高献民被迫害致死之后三年,即二零零三年,他的岳母关培纯老人也在迫害极端恐怖、高压和骚扰中含冤离世。

张孟业屡遭迫害 海外遭可疑车祸

张孟业,广东电力学校高级讲师,清华大学1959级水利工程系河川枢纽电力专业的学生,中共党魁胡锦涛的同班同学。

张孟业先生修炼法轮大法后,严重的乙型肝炎导致肝硬化痊愈了。一九九九年四月在清华大学老同学聚会时,满面红光的张孟业以平静的语气,向包括胡锦涛夫妇在内的全班同学介绍了他因修炼法轮大法而获新生的真实经历,赢得了全体同学的掌声。

一九九九年七月法轮功遭受迫害后,张孟业夫妻俩希望政府了解法轮功真相,停止迫害,他们数次进京上访,却屡遭拘禁。

二零零零年初,江泽民窜到广东省广州市、茂名市和高州市,名为“三讲”,实际上是推动广东省迫害法轮功。据悉,当时广东省中共官员给“中央”的报告说“法轮功修炼者大多数是好人”,广东省没有劳教一个法轮功学员;江泽民以“中央政治局常委”诱逼当时的广东省委书记李长春加重迫害,并拿胡锦涛的同学张孟业开刀,把他送进了劳教所。

二零零零年三月,张孟业被第一批非法劳教,其后被劫持到广州市第一劳教所,一直迫害至二零零二年二月十日,期间,张孟业遭受各种酷刑,其中有一次他曾被警察铐在树干上三天。

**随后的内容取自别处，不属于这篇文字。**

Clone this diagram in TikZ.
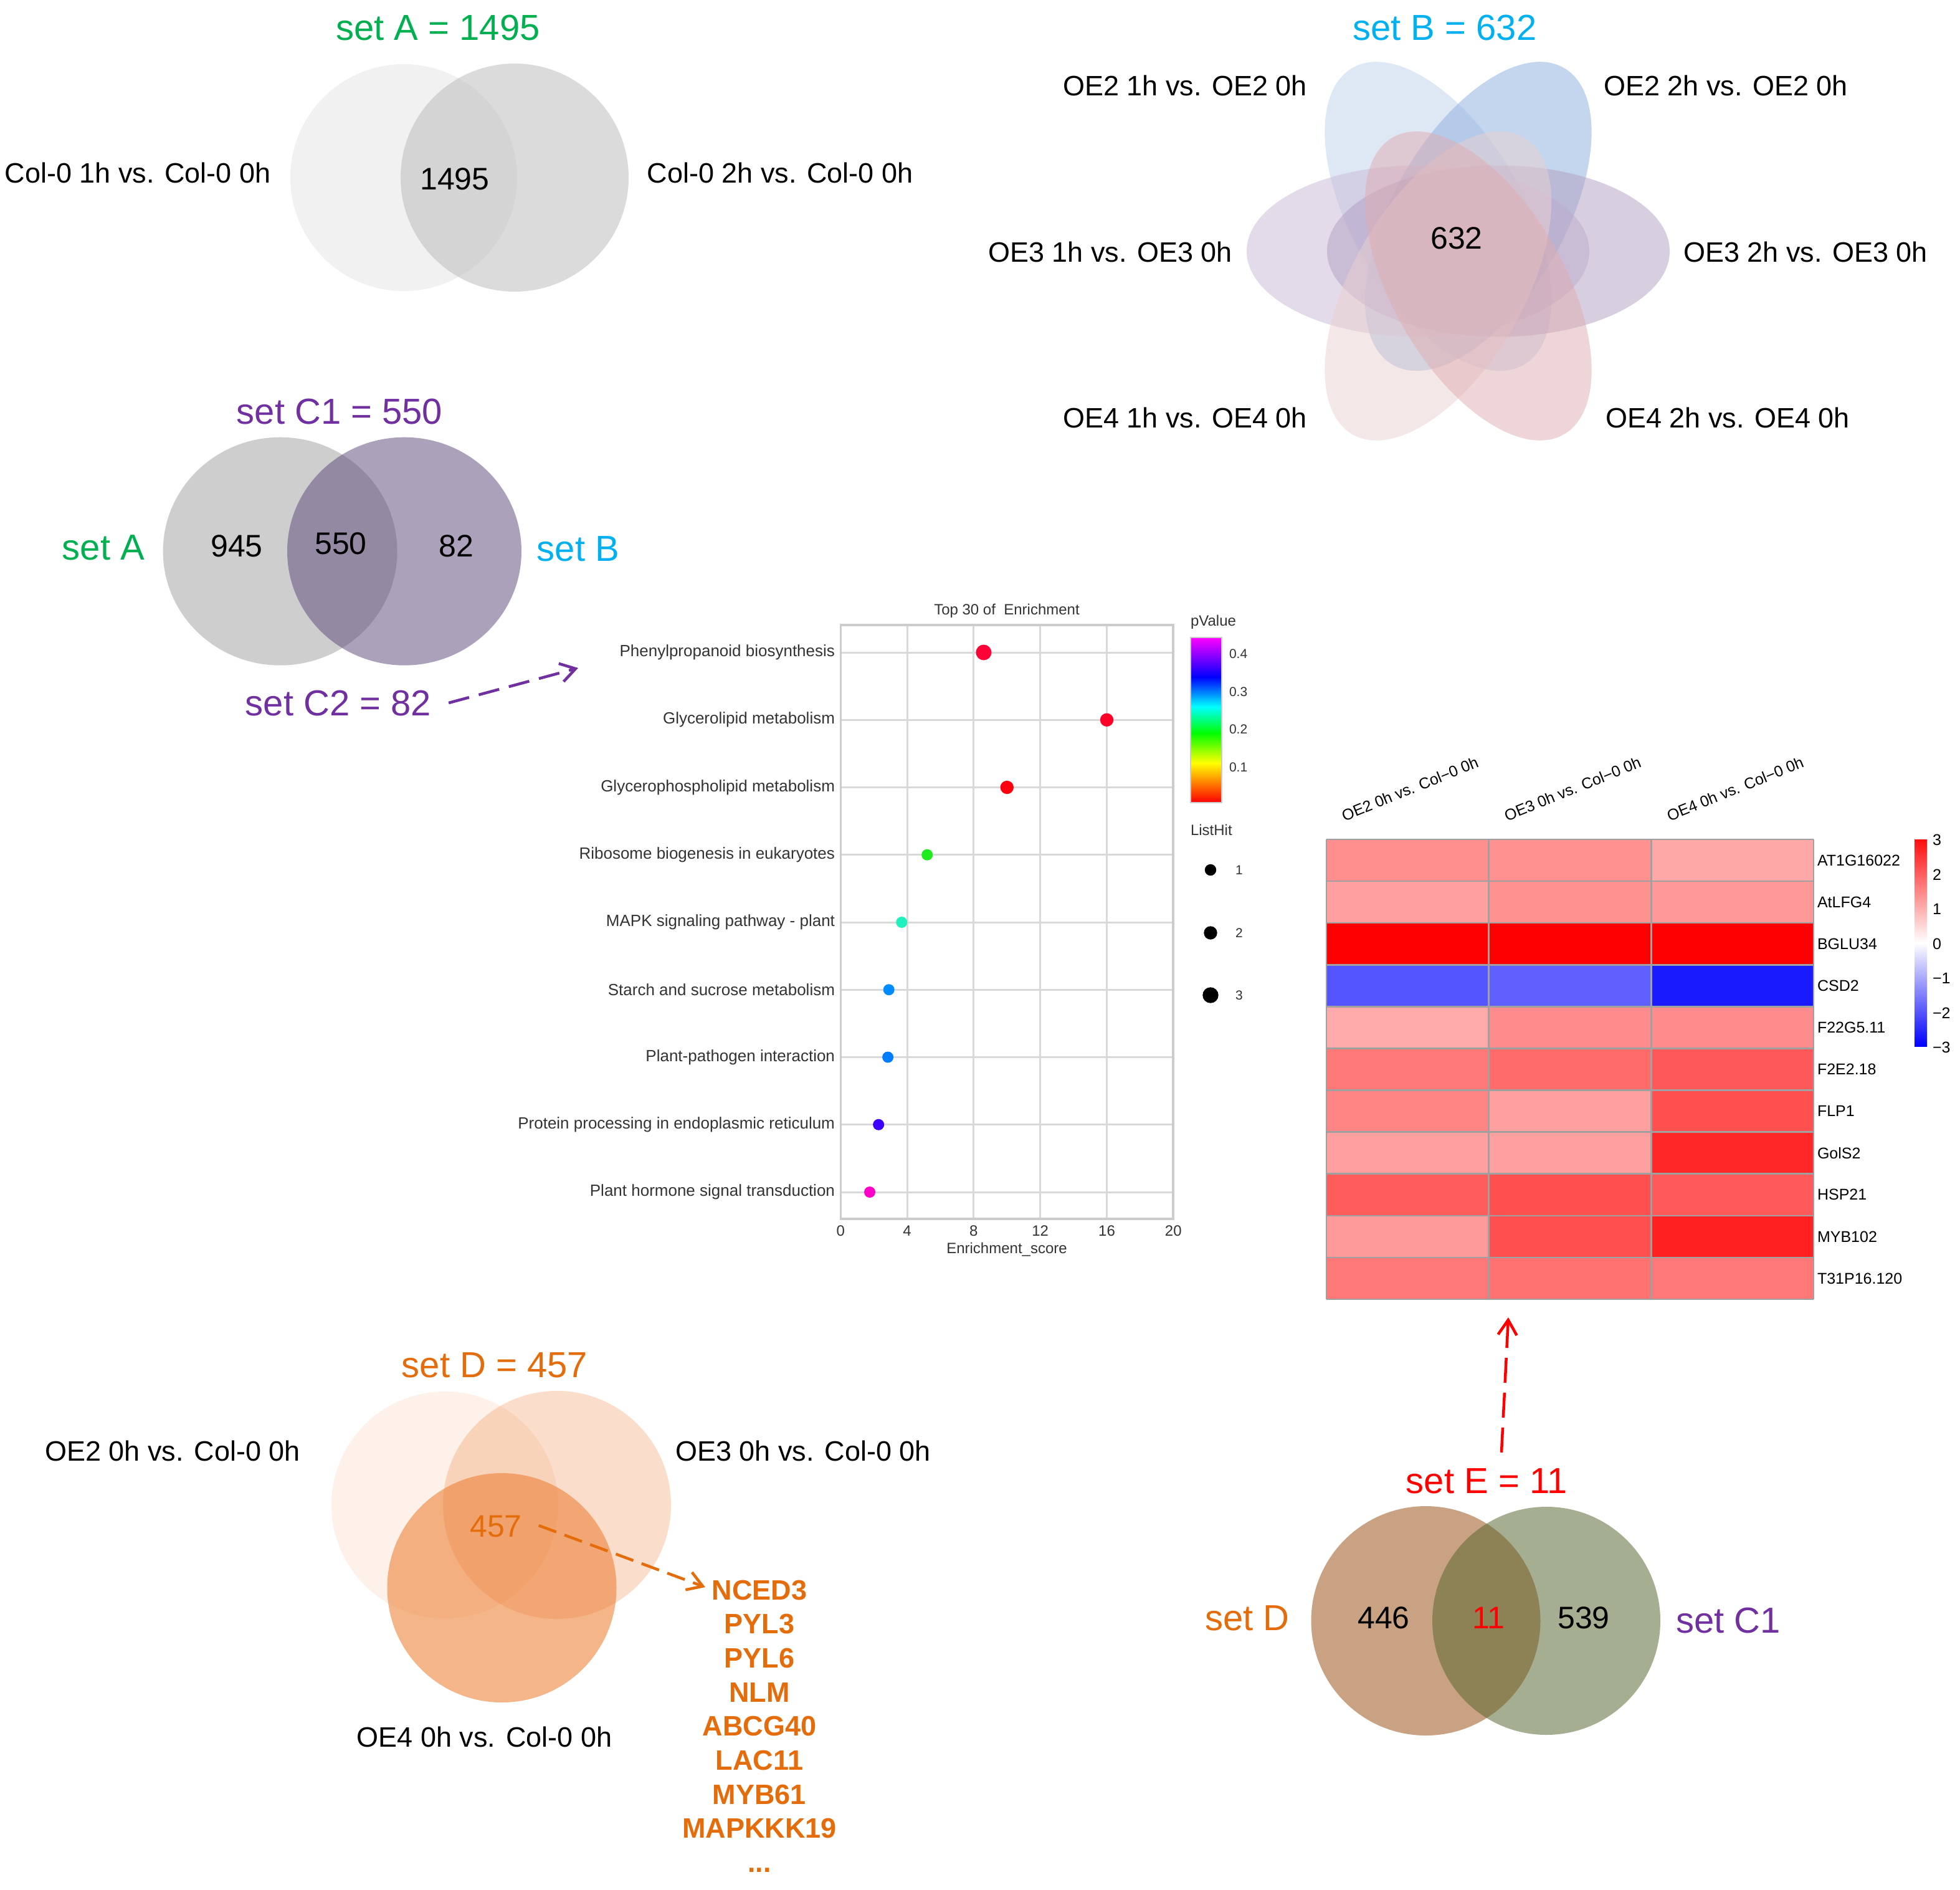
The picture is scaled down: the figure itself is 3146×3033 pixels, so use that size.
\documentclass[tikz,border=0pt]{standalone}
\usepackage{fontspec}
\setmainfont{Liberation Sans}
\usetikzlibrary{arrows.meta}
\definecolor{cgreen}{RGB}{0,176,80}
\definecolor{ccyan}{RGB}{0,176,240}
\definecolor{cpurple}{RGB}{112,48,160}
\definecolor{corange}{RGB}{228,108,10}
\definecolor{ctext}{RGB}{51,51,51}
\definecolor{cgrid}{RGB}{217,217,217}
\definecolor{cborder}{RGB}{204,204,204}
\definecolor{hmgrid}{RGB}{160,160,160}
\definecolor{aL}{RGB}{241,241,241}
\definecolor{aR}{RGB}{180,180,180}
\definecolor{cL}{RGB}{206,206,206}
\definecolor{cR}{RGB}{94,72,122}
\definecolor{bA}{RGB}{191,209,235}
\definecolor{bB}{RGB}{139,175,221}
\definecolor{bC}{RGB}{201,185,213}
\definecolor{bD}{RGB}{177,159,195}
\definecolor{bE}{RGB}{235,209,209}
\definecolor{bF}{RGB}{223,173,177}
\definecolor{dOr}{RGB}{237,125,49}
\definecolor{eL}{RGB}{201,162,132}
\definecolor{eR}{RGB}{86,101,45}
\pgfdeclareverticalshading{pvalbar}{100bp}{rgb(0bp)=(1,0,0); rgb(25bp)=(1,0,0); rgb(31bp)=(1,0.5,0); rgb(37bp)=(1,1,0); rgb(46bp)=(0,1,0); rgb(54bp)=(0,1,1); rgb(63bp)=(0,0,1); rgb(69bp)=(0.5,0,1); rgb(75bp)=(1,0,1); rgb(100bp)=(1,0,1)}
\pgfdeclareverticalshading{hmbar}{100bp}{rgb(0bp)=(0,0,1); rgb(25bp)=(0,0,1); rgb(50bp)=(1,1,1); rgb(75bp)=(1,0.05,0.05); rgb(100bp)=(1,0.05,0.05)}
\tikzset{
  every node/.style={inner sep=0pt, outer sep=0pt},
  ttl/.style={font=\fontsize{58}{64}\selectfont},
  lbl/.style={font=\fontsize{45}{50}\selectfont},
  cnt/.style={font=\fontsize{50}{56}\selectfont},
  gene/.style={font=\fontsize{45}{50}\selectfont\bfseries, text=corange, anchor=base},
  cat/.style={font=\fontsize{26}{30}\selectfont, text=ctext, anchor=east},
  tck/.style={font=\fontsize{24}{28}\selectfont, text=ctext},
  legt/.style={font=\fontsize{24}{28}\selectfont, text=ctext, anchor=west},
  legn/.style={font=\fontsize{21}{25}\selectfont, text=ctext, anchor=west},
  hml/.style={font=\fontsize{25}{29}\selectfont, anchor=west},
  conn/.style={line width=4.5pt, -{Straight Barb[length=24pt,width=30pt]}},
  petal/.style={fill opacity=0.5},
}
\begin{document}
\begin{tikzpicture}[x=1pt,y=-1pt]
\useasboundingbox (0,0) rectangle (3146,3033);
\fill[white] (0,0) rectangle (3146,3033);

% ---------------- set A ----------------
\fill[aL] (648,285) circle [radius=182pt];
\fill[aR, fill opacity=0.47] (826,285) circle [radius=183pt];
\node[ttl, text=cgreen] (tA) at (703,45) {set A = 1495};
\node[lbl] (lA1) at (221,277) {Col-0 1h vs. Col-0 0h};
\node[lbl] (lA2) at (1252,277) {Col-0 2h vs. Col-0 0h};
\node[cnt] (nA) at (730,287) {1495};

% ---------------- set B ----------------
\begin{scope}[shift={(2340.5,403)}]
  \fill[bA, petal, rotate=120] (64.5pt,0pt) ellipse [x radius=275pt, y radius=137.5pt];
  \fill[bB, petal, rotate=60] (64.5pt,0pt) ellipse [x radius=275pt, y radius=137.5pt];
  \fill[bC, petal] (-64.5pt,0pt) ellipse [x radius=275pt, y radius=137.5pt];
  \fill[bD, petal] (64.5pt,0pt) ellipse [x radius=275pt, y radius=137.5pt];
  \fill[bE, petal, rotate=60] (-64.5pt,0pt) ellipse [x radius=275pt, y radius=137.5pt];
  \fill[bF, petal, rotate=120] (-64.5pt,0pt) ellipse [x radius=275pt, y radius=137.5pt];
\end{scope}
\node[ttl, text=ccyan] (tB) at (2319,45) {set B = 632};
\node[lbl] (lB1) at (1902,137) {OE2 1h vs. OE2 0h};
\node[lbl] (lB2) at (2770,137) {OE2 2h vs. OE2 0h};
\node[lbl] (lB3) at (1782,404) {OE3 1h vs. OE3 0h};
\node[lbl] (lB4) at (2898,404) {OE3 2h vs. OE3 0h};
\node[lbl] (lB5) at (1902,670) {OE4 1h vs. OE4 0h};
\node[lbl] (lB6) at (2773,670) {OE4 2h vs. OE4 0h};
\node[cnt] (nB) at (2338,382) {632};

% ---------------- set C1 ----------------
\fill[cL] (449.6,884.7) ellipse [x radius=188pt, y radius=183pt];
\fill[cR, fill opacity=0.51] (649,884.7) ellipse [x radius=188pt, y radius=183pt];
\node[ttl, text=cpurple] (tC1) at (545,661) {set C1 = 550};
\node[ttl, text=cgreen] (sA) at (166,879) {set A};
\node[ttl, text=ccyan] (sB) at (928,881) {set B};
\node[cnt] (nC1) at (380,876) {945};
\node[cnt] (nC2) at (547,872) {550};
\node[cnt] (nC3) at (732,876) {82};
\node[ttl, text=cpurple] (c2) at (543,1129) {set C2 = 82};
\coordinate (c2tip) at (928,1072);
\draw[conn, cpurple, dash pattern=on 34pt off 16pt] ([xshift=28pt,yshift=1pt]c2.east) -- (c2tip);

% ---------------- dot plot ----------------
\foreach \v in {4,8,12,16}{
  \draw[cgrid, line width=3pt] ({1349.3+26.7*\v},1003) -- ({1349.3+26.7*\v},1956);
}
\foreach \i in {0,...,8}{
  \draw[cgrid, line width=3pt] (1349.3,{1047+108.25*\i}) -- (1883.2,{1047+108.25*\i});
}
\draw[cborder, line width=3.5pt] (1349.3,1003) rectangle (1883.2,1956);
\node[tck] (dtitle) at (1616,980) {Top 30 of~ Enrichment};
\node[cat] (k0) at (1340,1047) {Phenylpropanoid biosynthesis};
\node[cat] (k1) at (1340,1155.25) {Glycerolipid metabolism};
\node[cat] (k2) at (1340,1263.5) {Glycerophospholipid metabolism};
\node[cat] (k3) at (1340,1371.75) {Ribosome biogenesis in eukaryotes};
\node[cat] (k4) at (1340,1480) {MAPK signaling pathway - plant};
\node[cat] (k5) at (1340,1588.25) {Starch and sucrose metabolism};
\node[cat] (k6) at (1340,1696.5) {Plant-pathogen interaction};
\node[cat] (k7) at (1340,1804.75) {Protein processing in endoplasmic reticulum};
\node[cat] (k8) at (1340,1913) {Plant hormone signal transduction};
\foreach \v/\i/\r/\R/\G/\B in {8.6/0/12.5/255/0/55, 16.0/1/10.7/255/0/40, 10.0/2/10.7/255/0/15, 5.2/3/9/30/235/30, 3.67/4/9/30/240/190, 2.9/5/9/0/140/255, 2.84/6/9/0/125/255, 2.28/7/9/60/0/255, 1.75/8/9/255/0/200}{
  \fill[fill={rgb,255:red,\R;green,\G;blue,\B}] ({1349.3+26.7*\v},{1047+108.25*\i}) circle [radius=\r pt];
}
\foreach \v in {0,4,8,12,16,20}{
  \node[tck] (xt\v) at ({1349.3+26.7*\v},1975) {\v};
}
\node[tck] (xlab) at (1616,2005) {Enrichment\_score};
% legend
\node[legt] (pv) at (1911,998) {pValue};
\shade[shading=pvalbar] (1911,1023) rectangle (1961,1288);
\draw[cborder, line width=1.5pt] (1911,1023) rectangle (1961,1288);
\node[legn] (p4) at (1973,1049) {0.4};
\node[legn] (p3) at (1973,1110) {0.3};
\node[legn] (p2) at (1973,1170.5) {0.2};
\node[legn] (p1) at (1973,1231.5) {0.1};
\node[legt] (lh) at (1911,1332) {ListHit};
\fill[black] (1943,1396) circle [radius=9.2pt];
\fill[black] (1943,1497) circle [radius=10.7pt];
\fill[black] (1943,1597) circle [radius=12.7pt];
\node[legn] (lh1) at (1983,1396) {1};
\node[legn] (lh2) at (1983,1497) {2};
\node[legn] (lh3) at (1983,1597) {3};

% ---------------- heatmap ----------------
\foreach \r/\c/\R/\G/\B in {
 0/0/255/143/143, 0/1/255/145/145, 0/2/255/168/168,
 1/0/255/160/160, 1/1/255/145/145, 1/2/255/152/152,
 2/0/255/0/0, 2/1/255/0/0, 2/2/255/0/0,
 3/0/85/85/255, 3/1/96/96/255, 3/2/26/26/255,
 4/0/255/170/170, 4/1/255/140/140, 4/2/255/140/140,
 5/0/255/120/120, 5/1/255/106/106, 5/2/255/88/88,
 6/0/255/133/133, 6/1/255/160/160, 6/2/255/80/80,
 7/0/255/160/160, 7/1/255/160/160, 7/2/255/40/40,
 8/0/255/92/92, 8/1/255/80/80, 8/2/255/90/90,
 9/0/255/154/154, 9/1/255/80/80, 9/2/255/32/32,
 10/0/255/120/120, 10/1/255/112/112, 10/2/255/120/120}{
  \fill[fill={rgb,255:red,\R;green,\G;blue,\B}] ({2129+260.67*\c},{1347+67.09*\r}) rectangle ++(260.67,67.09);
}
\foreach \c in {0,...,3}{
  \draw[hmgrid, line width=2.5pt] ({2129+260.67*\c},1347) -- ({2129+260.67*\c},2085);
}
\foreach \r in {0,...,11}{
  \draw[hmgrid, line width=2.5pt] (2129,{1347+67.09*\r}) -- (2911,{1347+67.09*\r});
}
\node[hml, anchor=base west, rotate=22] (hc1) at (2158,1318) {OE2 0h vs. Col−0 0h};
\node[hml, anchor=base west, rotate=22] (hc2) at (2419,1318) {OE3 0h vs. Col−0 0h};
\node[hml, anchor=base west, rotate=22] (hc3) at (2680,1318) {OE4 0h vs. Col−0 0h};
\node[hml] (hr0) at (2917,1380.5) {AT1G16022};
\node[hml] (hr1) at (2917,1447.6) {AtLFG4};
\node[hml] (hr2) at (2917,1514.7) {BGLU34};
\node[hml] (hr3) at (2917,1581.8) {CSD2};
\node[hml] (hr4) at (2917,1648.9) {F22G5.11};
\node[hml] (hr5) at (2917,1716.0) {F2E2.18};
\node[hml] (hr6) at (2917,1783.1) {FLP1};
\node[hml] (hr7) at (2917,1850.2) {GolS2};
\node[hml] (hr8) at (2917,1917.3) {HSP21};
\node[hml] (hr9) at (2917,1984.4) {MYB102};
\node[hml] (hr10) at (2917,2051.5) {T31P16.120};
\shade[shading=hmbar] (3073,1347) rectangle (3093,1679);
\node[hml] (hb3) at (3102,1348) {3};
\node[hml] (hb2) at (3102,1403.5) {2};
\node[hml] (hb1) at (3102,1459) {1};
\node[hml] (hb0) at (3102,1514.5) {0};
\node[hml] (hbm1) at (3102,1570) {−1};
\node[hml] (hbm2) at (3102,1625.5) {−2};
\node[hml] (hbm3) at (3102,1681) {−3};

% ---------------- set D ----------------
\fill[dOr, fill opacity=0.10] (714,2415) circle [radius=182pt];
\fill[dOr, fill opacity=0.25] (894,2415) circle [radius=183pt];
\fill[dOr, fill opacity=0.57] (805.5,2548) circle [radius=184pt];
\node[ttl, text=corange] (tD) at (794,2191) {set D = 457};
\node[lbl] (lD1) at (277,2328) {OE2 0h vs. Col-0 0h};
\node[lbl] (lD2) at (1289,2328) {OE3 0h vs. Col-0 0h};
\node[lbl] (lD3) at (777.5,2787) {OE4 0h vs. Col-0 0h};
\node[cnt, text=corange] (n457) at (796,2450) {457};
\node[gene] (g1) at (1219,2567) {NCED3};
\node[gene] (g2) at (1219,2621.7) {PYL3};
\node[gene] (g3) at (1219,2676.4) {PYL6};
\node[gene] (g4) at (1219,2731.1) {NLM};
\node[gene] (g5) at (1219,2785.8) {ABCG40};
\node[gene] (g6) at (1219,2840.5) {LAC11};
\node[gene] (g7) at (1219,2895.2) {MYB61};
\node[gene] (g8) at (1219,2949.9) {MAPKKK19};
\node[gene] (g9) at (1219,3004.6) {...};
\coordinate (dtip) at (1132,2547);
\draw[conn, corange, dash pattern=on 30pt off 14pt] ([xshift=27pt,yshift=2pt]n457.east) -- (dtip);

% ---------------- set E ----------------
\fill[eL] (2288.5,2601) circle [radius=184pt];
\fill[eR, fill opacity=0.52] (2482,2601) circle [radius=183pt];
\node[ttl, text=red] (tE) at (2386,2377) {set E = 11};
\node[cnt] (nE1) at (2221,2596) {446};
\node[cnt, text=red] (nE2) at (2389,2596) {11};
\node[cnt] (nE3) at (2542,2596) {539};
\node[ttl, text=corange] (sD) at (2002,2597) {set D};
\node[ttl, text=cpurple] (sC1) at (2774,2601) {set C1};
\coordinate (etip) at (2421,2114);
\draw[conn, red, dash pattern=on 40pt off 16pt] ([xshift=24pt,yshift=26pt]tE.north) -- (etip);
\end{tikzpicture}
\end{document}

张孟业自诉说:“(我)又被拉出去铐在大树上。双手刚好被铐在树干上,既站不好又蹲不下,浑身吃紧,累得难受,双手很快就肿了起来。负责监管我的‘三大员’都看不下去,生起同情之心,叫人来放松一点。可是,来的恶警(据说姓张,男,四十岁左右)却把手铐铐得更紧,紧得不能更紧了,铐齿深扎,犹如利刀割体,揪心揪肺的痛!我咬牙忍痛,虽时值寒冬,仍然浑身冒汗,几乎昏了过去。‘三大员’(非法轮功学员)赶忙往我口里放水果糖,并用温开水喂我,以缓减我的痛苦。足足被铐了三天三夜(晚上铐在铁门上)……”

二零零二年五月十七日,张孟业与老伴被非法劫持到广州市黄埔的所谓“法制教育学校”继续迫害,期间又遭受各种虐待。

张孟业自诉说:“邱朝华、王建宾和另外两个暴徒把我的手绑在背后和脚捆绑得紧紧的,倒提起来,整个身体倒挂着,把头按在厕所茅坑里强行灌水(用拖地板的拖布堵住茅坑下水口,再放满水),直到我拼命挣扎,才把我的头拉起来吸几口气,再按下去强行灌水,这样残忍的一次一次反复,把我折磨得死去活来。每当我窒息得拼命挣扎时,肢体欲裂,五脏俱崩,求生不能,求死不得,痛苦和恐怖足可想见矣!……最后一次是把头按在桶里强行灌水,灌得肚子胀胀的,尿憋得厉害,要求方便,邱朝华和另一个打手(平远人,男,二十岁许),就凶狠狠的威胁不准拉,否则强迫喝回去,真是毫无人性。”

二零零五年十一月,张孟业与妻子罗慕栾辗转流亡到泰国,但中共当局对他们的迫害还在延伸,十二月十四日,张孟业在离曼谷150公里的芭提雅,被泰国警察抓走,随后在国际抗议声中,才得以获释。

二零零六年九月一日一大早,在被联合国难民署安置去美国之际,张孟业遭遇可疑车祸,三天后在一私人医院去世。

二零零九年九月二十二日至二十五日联合国峰会期间,法轮功学员在纽约联合国大厦外集会,呼吁国际社会关注法轮功学员所遭受到的残酷迫害。张孟业夫人罗慕栾在集会上说,中共对法轮功学员的迫害毫无人性,张孟业有国家主席同班同学的特殊身份都遭到残酷折磨,其他普通的法轮功学员所遭受的迫害就可想而知。